The above shows adding a storage device (#5) to storage host (mystorage) either defaulting to alive or down. Good practice is to add a new set of devices as “down”, then quickly review everything works and allow caches to pull in the new devices. Then mark them all as alive when you’re ready for them to be used.

It’s important that you not run the storage nodes as root if you can avoid it, and that the underlying directories below where the devices are stored are owned by root and not the mogstored user. If you unmount a device, MogileFS will happily write to the underlying filesystem if it still can. There’s no way for it to know if the directory is a mount point or not.

Device Maintenance

MogileFS does some automatic testing of devices and hosts. Each tracker has a monitor job which will periodically probe devices and ensure it can, write, read, and delete small files on the device. In the case of a bad filesystem failure causing a filesystem to be remounted read-only, or disappearing entirely, mogile should stop trying to write new files into the device.

In the case of a temporary downtime, such as taking time to unmount the filesystem and run the OS fsck on it, you can mark the device as down and then later alive again. In the case of filesystem corruption, IO errors, etc. It’s safest to immediately mark the device as dead and allow MogileFS to make new copies from still-good devices.

Temporary Maintenance

$ mogadm device mark mystorage 5 down
... later...
$ mogadm device mark mystorage 5 alive

Please avoid leaving devices or hosts marked as down for long periods of time. MogileFS might queue up deletes, replications, fsck checks, etc, waiting for the device to come back up. If a device is going away forever, you must mark it as dead. This doesn’t mean there’s a set time limit in minutes or hours. That all depends on how fast things change in your setup and how big you want your queues to be.

Readonly and Drain modes

If you want to freeze all files on a device the way they are, you would use readonly mode. This will stop MogileFS from putting new files on the device, but it will also prevent deletes from removing files. Instead the deletes will queue up and wait for you to mark the device as alive or drain.

$ mogadm device mark mystorage 5 readonly
$ mogadm device mark mystorage 5 drain

drain mode, as of version 2.40 and higher, tells MogileFS that no new files should be written to a device. However files may be deleted while in drain mode.

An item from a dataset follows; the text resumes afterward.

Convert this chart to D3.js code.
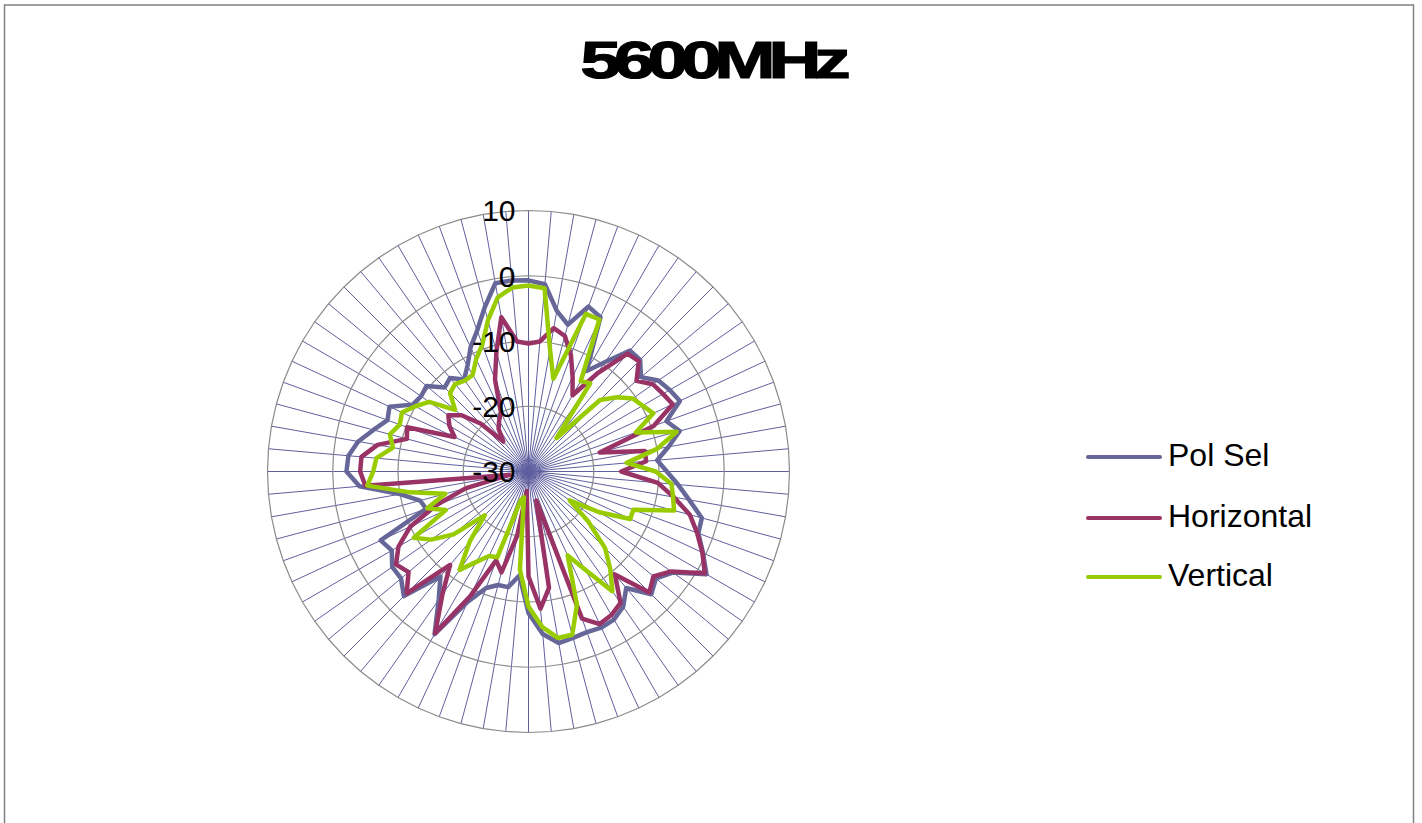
<!DOCTYPE html>
<html><head><meta charset="utf-8">
<script src="https://cdn.jsdelivr.net/npm/d3@7"></script>
<style>html,body{margin:0;padding:0;background:#fff;} svg{display:block;font-family:"Liberation Sans",Arial,sans-serif;}</style>
</head><body><svg id="c" width="1422" height="823"></svg>
<script>
const title = "5600MHz";
const angles = [0,5,10,15,20,25,30,35,40,45,50,55,60,65,70,75,80,85,90,95,100,105,110,115,120,125,130,135,140,145,150,155,160,165,170,175,180,185,190,195,200,205,210,215,220,225,230,235,240,245,250,255,260,265,270,275,280,285,290,295,300,305,310,315,320,325,330,335,340,345,350,355];
const tickValues = [-30,-20,-10,0,10];
const seriesNames = ["Pol Sel","Horizontal","Vertical"];
const seriesColors = ["#666699","#993366","#99cc00"];
const polSel = [-0.7,-1.2,-5,-6.7,-3.1,-3.9,-12.2,-9.5,-5.8,-5.8,-7.5,-5.7,-5,-4.4,-7.5,-6,-8.2,-10.2,-8.8,-7,-5,-2.5,-2.3,-0.5,1.5,-3,-4.5,-3.4,-6.7,-4.7,-3.8,-3.6,-3.8,-3.6,-3.3,-5,-8.3,-14,-12,-12,-11,-8,-1.2,-6,-9,-3,-4.5,-4.5,-5.8,-5,-13.3,-12.8,-10,-4,-2.1,-2.3,-3.5,-5.4,-7,-6.5,-9.5,-9.9,-9.6,-11.8,-11.3,-12.8,-11.3,-9,-7,-4,-0.7,-0.6];
const horizontal = [-10.4,-10,-7.7,-8.5,-11,-14,-16.5,-11.7,-6.4,-6.1,-8.4,-6.7,-6.2,-5.6,-9.6,-18.7,-11.9,-11.9,-15.8,-10.1,-7.4,-4.4,-2.5,-0.6,1.2,-3.3,-5,-3.8,-9.4,-5.4,-4.6,-4.2,-6,-25.4,-11.9,-8.9,-13.9,-27,-20,-14,-15.5,-9,-1.4,-7,-11.3,-3.6,-6,-5.2,-7,-10,-15,-20,-27,-4.9,-4.2,-4.3,-6.5,-10.7,-10.2,-17.5,-16,-15,-16.6,-19.6,-24,-22,-21,-20,-15,-11,-6,-10];
const vertical = [-1.5,-1.8,-11,-15.3,-4.3,-4.3,-14,-13.5,-23.3,-14.5,-12.3,-10.5,-9.8,-8.9,-12.5,-6.5,-10,-14.9,-10.5,-8,-7.5,-6.9,-12.9,-12.8,-17.5,-22.3,-18,-13.4,-10.5,-7.6,-12.6,-15.8,-8.3,-4.1,-4.1,-6.1,-9.3,-14.9,-26,-25.5,-16,-15.7,-14,-11.6,-16,-20.5,-15,-11.8,-9.7,-16,-13.5,-16.8,-11.6,-5.2,-6.2,-6.6,-8.9,-8,-9,-8.6,-10,-11.4,-15.3,-13,-12.5,-13,-12.9,-11,-9.3,-6,-2.9,-1.7];
const seriesData = [polSel, horizontal, vertical];

const svg = d3.select("#c");
svg.append("rect").attr("x",4.5).attr("y",5).attr("width",1409).attr("height",840)
  .attr("fill","#fff").attr("stroke","#808080").attr("stroke-width",1.5);

svg.append("text").attr("x",712).attr("y",78).attr("text-anchor","middle")
  .attr("font-size",51).attr("font-weight","bold").attr("letter-spacing",-5)
  .attr("textLength",263).attr("lengthAdjust","spacingAndGlyphs")
  .attr("fill","#000").attr("stroke","#000").attr("stroke-width",1.2).text(title);

const cx = 528.5, cy = 471.5, R = 261;
const r = d3.scaleLinear().domain([-30,10]).range([0,R]);
const ang = d3.scaleLinear().domain([0,360]).range([0,2*Math.PI]);
const g = svg.append("g").attr("transform",`translate(${cx},${cy})`);

g.selectAll("line.spoke").data(angles).join("line").attr("class","spoke")
  .attr("x1",0).attr("y1",0)
  .attr("x2",d=>r(10)*Math.sin(ang(d))).attr("y2",d=>-r(10)*Math.cos(ang(d)))
  .attr("stroke","#5f5f9f").attr("stroke-width",1);

tickValues.filter(v=>v>-30).forEach(v=>{
  const ring = d3.lineRadial().angle(d=>ang(d)).radius(()=>r(v)).curve(d3.curveLinearClosed);
  g.append("path").attr("d",ring(angles)).attr("fill","none").attr("stroke","#8a8a8a").attr("stroke-width",1.2);
});

seriesData.forEach((vals,i)=>{
  const line = d3.lineRadial().angle((d,j)=>ang(angles[j])).radius(d=>r(d)).curve(d3.curveLinearClosed);
  g.append("path").attr("d",line(vals)).attr("fill","none")
    .attr("stroke",seriesColors[i]).attr("stroke-width",4.5).attr("stroke-linejoin","round");
});

g.selectAll("text.tick").data(tickValues).join("text").attr("class","tick")
  .attr("x",-13).attr("y",d=>-r(d)).attr("dy","0.36em").attr("text-anchor","end")
  .attr("font-size",30).attr("fill","#000").text(d=>d);

const lg = svg.append("g");
const legY = [457,518,577];
seriesNames.forEach((n,i)=>{
  lg.append("line").attr("x1",1088).attr("x2",1160).attr("y1",legY[i]).attr("y2",legY[i])
    .attr("stroke",seriesColors[i]).attr("stroke-width",4).attr("stroke-linecap","round");
  lg.append("text").attr("x",1168).attr("y",legY[i]+9).attr("font-size",32).attr("fill","#000").text(n);
});
</script></body></html>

So if you have devices where you do not wish to put new files, mark them all as drain.

NOTE In earlier versions of MogileFS, drain mode would actively remove fids from a device. It has since been replaced by Rebalance.

Re-Replicating Files

If a drive dies, mogilefs will attempt to avoid the device, but it will not automatically re-replicate files which were on the device. You must manually mark it as ‘dead’ via mogadm. As soon as you do so, mogilefs will start to remove files that were on the device and attempt to re-replicate them.


Managing Databases

MogileFS must have all trackers point to the same database at all times. There are no exceptions! Transactions and exclusive locks are used to coordinate individual processes and trackers, so running trackers against multiple, master-master replicated databases, will cause sporadic failures.

See MySQL for more detailed information specific to MySQL.